• GIVEN MATERIAL:
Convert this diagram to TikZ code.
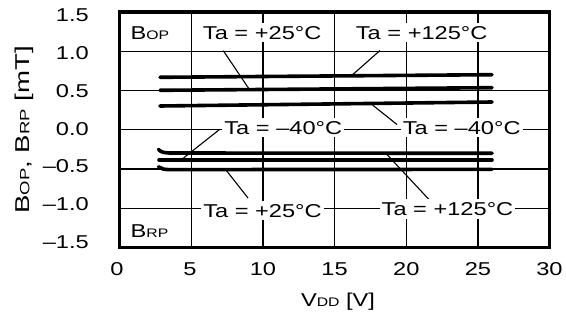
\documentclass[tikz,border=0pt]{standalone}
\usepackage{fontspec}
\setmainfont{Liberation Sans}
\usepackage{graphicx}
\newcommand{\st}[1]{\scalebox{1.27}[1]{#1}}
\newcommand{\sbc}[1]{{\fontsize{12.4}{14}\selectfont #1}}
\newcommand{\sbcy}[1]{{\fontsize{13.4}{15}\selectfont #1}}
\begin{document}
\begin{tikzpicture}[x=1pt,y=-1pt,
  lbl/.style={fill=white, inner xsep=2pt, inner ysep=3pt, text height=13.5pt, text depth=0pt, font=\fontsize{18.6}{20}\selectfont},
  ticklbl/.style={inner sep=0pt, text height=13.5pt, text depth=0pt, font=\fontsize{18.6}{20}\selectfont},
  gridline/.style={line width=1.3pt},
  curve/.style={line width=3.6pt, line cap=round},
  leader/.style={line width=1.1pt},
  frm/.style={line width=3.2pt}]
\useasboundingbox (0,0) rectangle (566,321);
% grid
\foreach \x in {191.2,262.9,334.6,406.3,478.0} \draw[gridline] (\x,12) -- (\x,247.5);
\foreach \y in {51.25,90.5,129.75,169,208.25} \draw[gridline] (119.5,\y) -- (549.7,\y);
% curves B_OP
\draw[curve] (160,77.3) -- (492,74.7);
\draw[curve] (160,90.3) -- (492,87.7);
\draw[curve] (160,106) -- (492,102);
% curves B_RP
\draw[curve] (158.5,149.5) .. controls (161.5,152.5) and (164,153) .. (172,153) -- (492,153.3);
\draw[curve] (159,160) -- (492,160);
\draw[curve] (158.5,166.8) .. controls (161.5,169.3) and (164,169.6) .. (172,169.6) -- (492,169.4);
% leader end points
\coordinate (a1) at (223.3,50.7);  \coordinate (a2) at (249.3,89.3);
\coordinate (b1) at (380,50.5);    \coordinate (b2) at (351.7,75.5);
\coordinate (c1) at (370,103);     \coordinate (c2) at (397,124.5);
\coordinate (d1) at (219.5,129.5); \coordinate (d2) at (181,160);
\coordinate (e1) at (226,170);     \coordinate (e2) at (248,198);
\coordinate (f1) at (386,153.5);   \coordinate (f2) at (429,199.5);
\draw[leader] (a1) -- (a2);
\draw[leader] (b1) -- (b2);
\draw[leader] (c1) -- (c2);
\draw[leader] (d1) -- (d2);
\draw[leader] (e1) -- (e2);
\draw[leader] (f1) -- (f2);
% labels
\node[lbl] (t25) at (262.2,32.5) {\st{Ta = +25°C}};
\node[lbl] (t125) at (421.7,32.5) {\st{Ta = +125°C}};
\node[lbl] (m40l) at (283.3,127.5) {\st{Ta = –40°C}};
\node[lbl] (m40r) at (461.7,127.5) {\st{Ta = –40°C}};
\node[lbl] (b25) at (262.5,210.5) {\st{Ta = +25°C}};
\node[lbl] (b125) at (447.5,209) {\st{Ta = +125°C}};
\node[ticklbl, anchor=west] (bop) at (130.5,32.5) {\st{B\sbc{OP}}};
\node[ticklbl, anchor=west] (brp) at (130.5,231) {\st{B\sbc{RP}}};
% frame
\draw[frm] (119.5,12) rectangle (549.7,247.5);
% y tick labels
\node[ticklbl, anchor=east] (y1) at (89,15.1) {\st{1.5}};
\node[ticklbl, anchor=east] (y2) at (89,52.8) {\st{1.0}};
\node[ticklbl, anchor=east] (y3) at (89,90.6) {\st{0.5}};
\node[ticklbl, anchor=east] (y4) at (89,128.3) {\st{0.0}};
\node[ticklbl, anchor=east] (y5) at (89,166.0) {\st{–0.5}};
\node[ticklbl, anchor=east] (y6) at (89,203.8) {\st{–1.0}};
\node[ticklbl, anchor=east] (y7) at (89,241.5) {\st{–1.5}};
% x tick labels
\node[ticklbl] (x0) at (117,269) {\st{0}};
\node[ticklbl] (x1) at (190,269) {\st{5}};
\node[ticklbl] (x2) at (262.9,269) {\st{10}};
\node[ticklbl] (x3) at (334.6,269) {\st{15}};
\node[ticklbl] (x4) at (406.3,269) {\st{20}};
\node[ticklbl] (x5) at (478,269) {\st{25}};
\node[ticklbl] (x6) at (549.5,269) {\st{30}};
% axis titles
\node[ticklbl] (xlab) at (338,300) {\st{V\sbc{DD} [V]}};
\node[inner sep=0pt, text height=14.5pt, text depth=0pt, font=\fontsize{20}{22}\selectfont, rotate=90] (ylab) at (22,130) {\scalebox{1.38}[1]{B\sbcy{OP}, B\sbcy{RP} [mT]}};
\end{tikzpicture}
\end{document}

• INSTRUCTIONS FOR THE TASK: From the data above, write out everything exactly except the pictures.

• RESULT:
Convert this diagram to TikZ code.
\documentclass[tikz,border=0pt]{standalone}
\usepackage{fontspec}
\setmainfont{Liberation Sans}
\usepackage{graphicx}
\newcommand{\st}[1]{\scalebox{1.27}[1]{#1}}
\newcommand{\sbc}[1]{{\fontsize{12.4}{14}\selectfont #1}}
\newcommand{\sbcy}[1]{{\fontsize{13.4}{15}\selectfont #1}}
\begin{document}
\begin{tikzpicture}[x=1pt,y=-1pt,
  lbl/.style={fill=white, inner xsep=2pt, inner ysep=3pt, text height=13.5pt, text depth=0pt, font=\fontsize{18.6}{20}\selectfont},
  ticklbl/.style={inner sep=0pt, text height=13.5pt, text depth=0pt, font=\fontsize{18.6}{20}\selectfont},
  gridline/.style={line width=1.3pt},
  curve/.style={line width=3.6pt, line cap=round},
  leader/.style={line width=1.1pt},
  frm/.style={line width=3.2pt}]
\useasboundingbox (0,0) rectangle (566,321);
% grid
\foreach \x in {191.2,262.9,334.6,406.3,478.0} \draw[gridline] (\x,12) -- (\x,247.5);
\foreach \y in {51.25,90.5,129.75,169,208.25} \draw[gridline] (119.5,\y) -- (549.7,\y);
% curves B_OP
\draw[curve] (160,77.3) -- (492,74.7);
\draw[curve] (160,90.3) -- (492,87.7);
\draw[curve] (160,106) -- (492,102);
% curves B_RP
\draw[curve] (158.5,149.5) .. controls (161.5,152.5) and (164,153) .. (172,153) -- (492,153.3);
\draw[curve] (159,160) -- (492,160);
\draw[curve] (158.5,166.8) .. controls (161.5,169.3) and (164,169.6) .. (172,169.6) -- (492,169.4);
% leader end points
\coordinate (a1) at (223.3,50.7);  \coordinate (a2) at (249.3,89.3);
\coordinate (b1) at (380,50.5);    \coordinate (b2) at (351.7,75.5);
\coordinate (c1) at (370,103);     \coordinate (c2) at (397,124.5);
\coordinate (d1) at (219.5,129.5); \coordinate (d2) at (181,160);
\coordinate (e1) at (226,170);     \coordinate (e2) at (248,198);
\coordinate (f1) at (386,153.5);   \coordinate (f2) at (429,199.5);
\draw[leader] (a1) -- (a2);
\draw[leader] (b1) -- (b2);
\draw[leader] (c1) -- (c2);
\draw[leader] (d1) -- (d2);
\draw[leader] (e1) -- (e2);
\draw[leader] (f1) -- (f2);
% labels
\node[lbl] (t25) at (262.2,32.5) {\st{Ta = +25°C}};
\node[lbl] (t125) at (421.7,32.5) {\st{Ta = +125°C}};
\node[lbl] (m40l) at (283.3,127.5) {\st{Ta = –40°C}};
\node[lbl] (m40r) at (461.7,127.5) {\st{Ta = –40°C}};
\node[lbl] (b25) at (262.5,210.5) {\st{Ta = +25°C}};
\node[lbl] (b125) at (447.5,209) {\st{Ta = +125°C}};
\node[ticklbl, anchor=west] (bop) at (130.5,32.5) {\st{B\sbc{OP}}};
\node[ticklbl, anchor=west] (brp) at (130.5,231) {\st{B\sbc{RP}}};
% frame
\draw[frm] (119.5,12) rectangle (549.7,247.5);
% y tick labels
\node[ticklbl, anchor=east] (y1) at (89,15.1) {\st{1.5}};
\node[ticklbl, anchor=east] (y2) at (89,52.8) {\st{1.0}};
\node[ticklbl, anchor=east] (y3) at (89,90.6) {\st{0.5}};
\node[ticklbl, anchor=east] (y4) at (89,128.3) {\st{0.0}};
\node[ticklbl, anchor=east] (y5) at (89,166.0) {\st{–0.5}};
\node[ticklbl, anchor=east] (y6) at (89,203.8) {\st{–1.0}};
\node[ticklbl, anchor=east] (y7) at (89,241.5) {\st{–1.5}};
% x tick labels
\node[ticklbl] (x0) at (117,269) {\st{0}};
\node[ticklbl] (x1) at (190,269) {\st{5}};
\node[ticklbl] (x2) at (262.9,269) {\st{10}};
\node[ticklbl] (x3) at (334.6,269) {\st{15}};
\node[ticklbl] (x4) at (406.3,269) {\st{20}};
\node[ticklbl] (x5) at (478,269) {\st{25}};
\node[ticklbl] (x6) at (549.5,269) {\st{30}};
% axis titles
\node[ticklbl] (xlab) at (338,300) {\st{V\sbc{DD} [V]}};
\node[inner sep=0pt, text height=14.5pt, text depth=0pt, font=\fontsize{20}{22}\selectfont, rotate=90] (ylab) at (22,130) {\scalebox{1.38}[1]{B\sbcy{OP}, B\sbcy{RP} [mT]}};
\end{tikzpicture}
\end{document}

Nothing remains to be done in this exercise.